Alexandra Stoddard’s beautiful book, Things I Want My Daughters to Know, has inspired me to think about the simple lessons I want my daughters to know. Stoddard and I have a different take on some aspects of life, but here are my offerings:
1) Accept the love that comes your way — and there’s a lot of it. Believe in that love and yourself. Every morning, wake up and say, “I am loved, and I love myself. My responsibility is to love others and to choose to live in a way that makes the world a better place.” Don’t just say it once and move on. Live it. Live the love that has been showered on you through the years.

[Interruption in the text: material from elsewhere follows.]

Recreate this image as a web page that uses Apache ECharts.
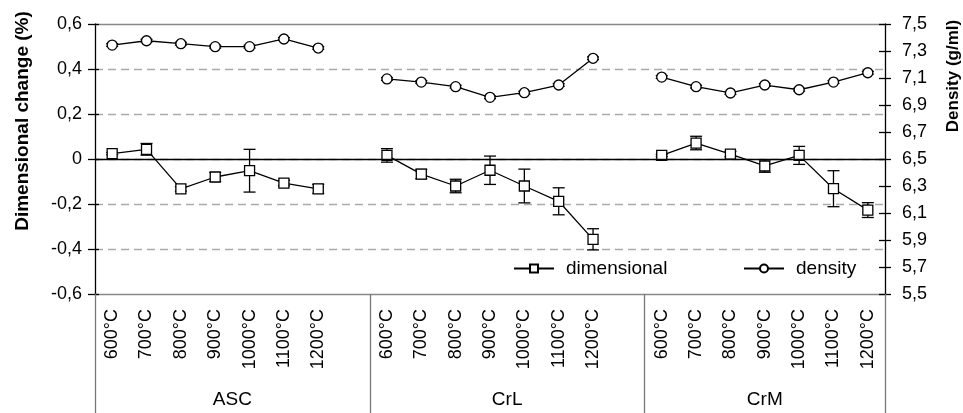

2) Serve others. The greatest gift you’ll ever receive is to give to others. Seriously. I’m not making this up. Try it. You’ll see. I can tell you about how wonderful and fulfilling it is all day long, but until you live it, you can’t understand the grace that comes from voluntarily giving of yourself to others. If you decide to take this path, know that a few people will take advantage of you. Figure out how to minimize your dealings with those people. On the other hand, the people who love you will work to find ways to do things for you. My mother is a great example of this. She lives most of her life to serve others. In turn, everyone wants to do what they can to see her happy. In writing this, I realize that while I work to give to many, I am not a great example of this at home. I ask your forgiveness. I will never be my mother, but I will try to do better.
3) Acknowledge your shortcomings. Ask forgiveness. Try to do better.
4) Smile and be happy. A smile makes someone else feel — and sometimes, it even makes you feel better too. While I’m not a fan of being a fake, some times deciding to be happy goes a long way. No, it’s not always possible — and an occasional wallow in the doldrums is acceptable. If you feel the need to wallow, set aside three hours and do it. Put on your flannel nightgown. Watch a movie that makes you cry and eat ice cream. Acknowledge and move on. Sometimes you have to say, “I’m going to focus on the positive things in life.” A friend recently said to me, “You know how some people say that if you want to feel better that you need to stop saying negative things? I tried it. For three weeks, I forced myself to not say or rephrase anything that I began to say that was negative or no-centric. Girl, that stuff works. I was feeling like a different person by the end of those three weeks.”
5) Appreciate beauty around you. Seek it out. Call it out. Loveliness abounds. Be grateful for beauty that’s been recognized by others — in artwork, buildings, music or drama. However, it’s also critical to find beauty in places you don’t expect — remember the beauty we found in a leaf that was disintegrating and looked like lace?
6) Take that extra step and find ways to delight yourself and others — even in your work or schoolwork. A little whimsy goes a long way. People like to be surprised by the unexpected — something joyful, charming and/or amusing. When given the opportunity, always go for wonder.
7) Seek adventure. Don’t take the same path you always take, and don’t take the same route as others. Do your research. Find your own course. Don’t put on blinders. Be open to new and unexpected paths along the way.
8) Exercise a little every day. Drink lots of water, and stop drinking soft drinks. Eat lots of greens.
9) Always have a dinner table — and use it. Cook dinner and eat it at a real table at home with your family, or those you love, at least four nights a week. Make room for more at the table when you have the chance.
10) Keep a list of all the books you read, and limit your time on the Internet (or whatever else that’s eating into your life) to no more than 90 minutes a day.